Simon schrijft lichtvoetig en elegant. Hij raakt zijn onderwerp aan, maar zonder het in te lijven, danst er omheen, maar houdt het nooit in zijn greep. Door de zorgvuldige compositie is Wachten op geluk een kleurrijk mozaïek van korte fragmenten tekst geworden, dat soms in cirkels lijkt te draaien. De korte stukken tekst grijpen op vernuftige wijze in elkaar, borduren op elkaar voort, om soms nauwkeuriger of minder intuïtief op hetzelfde punt weer terug te komen.
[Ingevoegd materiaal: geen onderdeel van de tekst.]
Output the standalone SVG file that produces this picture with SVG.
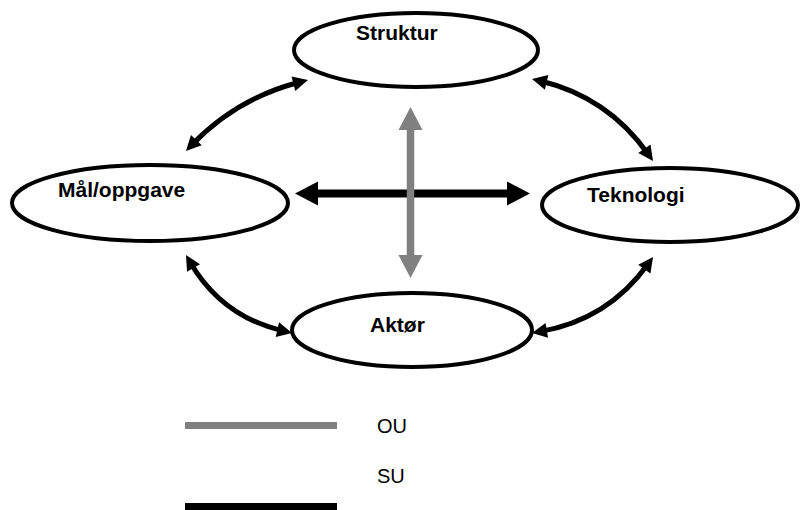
<svg xmlns="http://www.w3.org/2000/svg" width="800" height="510" viewBox="0 0 800 510">
<style>
.node{fill:#fff;stroke:#000;stroke-width:4}
.lbl{font-family:"Liberation Sans",Arial,sans-serif;font-size:21px;font-weight:bold;fill:#000}
.leg{font-family:"Liberation Sans",Arial,sans-serif;font-size:20px;fill:#000}
.curve{fill:none;stroke:#000;stroke-width:5;marker-start:url(#ah);marker-end:url(#ah)}
</style>
<defs>
<marker id="ah" markerUnits="userSpaceOnUse" markerWidth="16" markerHeight="16" refX="7" refY="7.5" orient="auto-start-reverse" overflow="visible">
<path d="M0,0 L15,7.5 L0,15 z" fill="#000"/>
</marker>
<marker id="bigk" markerUnits="userSpaceOnUse" markerWidth="24" markerHeight="24" refX="13" refY="12" orient="auto-start-reverse" overflow="visible">
<path d="M0,0 L23,12 L0,24 z" fill="#000"/>
</marker>
<marker id="bigg" markerUnits="userSpaceOnUse" markerWidth="24" markerHeight="24" refX="13" refY="12" orient="auto-start-reverse" overflow="visible">
<path d="M0,0 L23,12 L0,24 z" fill="#808080"/>
</marker>
</defs>
<g id="connectors">
<path class="curve" d="M191.5,145.2 Q237,98 300.2,82"/>
<path class="curve" d="M539.8,80.8 Q608,97 648.4,154.5"/>
<path class="curve" d="M190,261.9 Q222,317 284.2,331.2"/>
<path class="curve" d="M539.9,331.6 Q608,320 648.4,263.5"/>
<line x1="305" y1="193.5" x2="520" y2="193.5" stroke="#000" stroke-width="8" marker-start="url(#bigk)" marker-end="url(#bigk)"/>
<line x1="410.5" y1="117" x2="410.5" y2="268" stroke="#808080" stroke-width="7.5" marker-start="url(#bigg)" marker-end="url(#bigg)"/>
</g>
<g id="struktur">
<ellipse class="node" cx="416" cy="50" rx="122" ry="37"/>
<text class="lbl" x="356" y="40">Struktur</text>
</g>
<g id="maal">
<ellipse class="node" cx="150" cy="203" rx="138" ry="38"/>
<text class="lbl" x="58" y="197">Mål/oppgave</text>
</g>
<g id="teknologi">
<ellipse class="node" cx="670" cy="205" rx="128" ry="37"/>
<text class="lbl" x="587" y="202">Teknologi</text>
</g>
<g id="aktor">
<ellipse class="node" cx="412" cy="330" rx="120" ry="37"/>
<text class="lbl" x="370" y="332">Aktør</text>
</g>
<g id="legend">
<line x1="185" y1="425.5" x2="337" y2="425.5" stroke="#808080" stroke-width="7"/>
<text class="leg" x="377" y="433">OU</text>
<text class="leg" x="377" y="483">SU</text>
<line x1="185" y1="507" x2="337" y2="507" stroke="#000" stroke-width="8"/>
</g>
</svg>
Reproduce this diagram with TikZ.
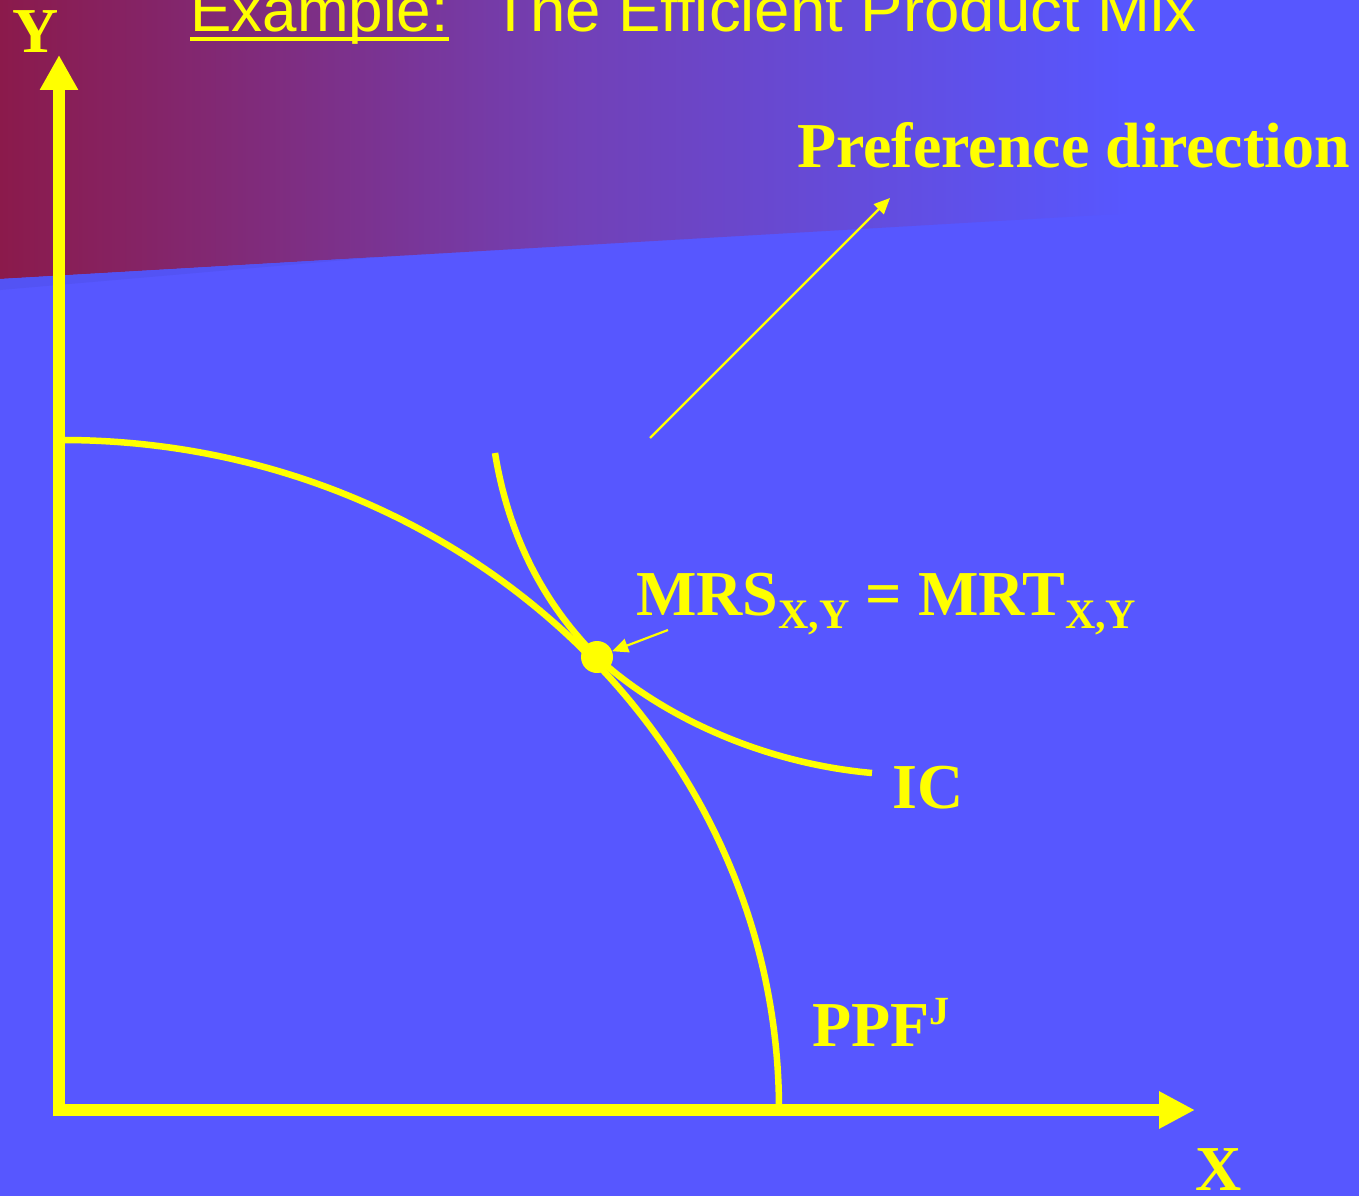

Op een zeker moment haalt Simon het verhaal van Orpheus en Eurydice aan. Orpheus weet zijn verlangen naar Eurydice te sublimeren door muziek, en weet de goden zo over te halen zijn geliefde uit de onderwereld te bevrijden. Die bevrijding geschiedt op voorwaarde dat Orpheus tijdens de terugtocht niet achterom kijkt. Maar op weg uit de onderwereld verliest zijn verlangen naar Eurydice de sublimatie, waardoor het object ervan belangrijker wordt dan het verlangen zelf. Orpheus kijkt om, en ziet de schim van Eurydice nog net verdwijnen. Dit verlangen naar nabijheid herkent Simon in zijn verlangen naar zijn dochter. Alleen al door het feit dat hij in een wereld geleefd heeft waarin zij niet bestond, zullen ze in zekere zin altijd vreemd voor elkaar blijven, en juist daardoor kan hij naar haar nabijheid verlangen. Hij rent achter haar aan als ze leert fietsen zonder zijwieltjes. ‘Op het betonpad vroeg ze me haar los te laten. Daar ging ze. Ik kon haar zien glimlachen. Toen bewoog ze haar hoofd opzij, waardoor de fiets een slinger maakte. “Niet omkijken”, zei ik hijgend. “Kijk niet om, ik blijf achter je lopen.”’
In zijn eerdere boeken Zo begint iedere ziener en En toen wisten we alles pleit Simon voor aandacht voor de ervaring en de waarneming, in plaats van voor wetenschappelijkheid en duiding. Als hij in de opening bij dit nieuwste boek schrijft: ‘En zo komt ook dit boek, net als ieder ander boek, in plaats van wat ik eigenlijk wilde zeggen, maar waar de woorden niet voor zijn’, plaatst hij zijn nieuweling in één zin in de samenhang van zijn oeuvre. Dankzij een combinatie van invalshoeken weet hij veel van het verlangen bloot te leggen, maar dat verlangen zelf zal aan de woorden blijven ontsnappen.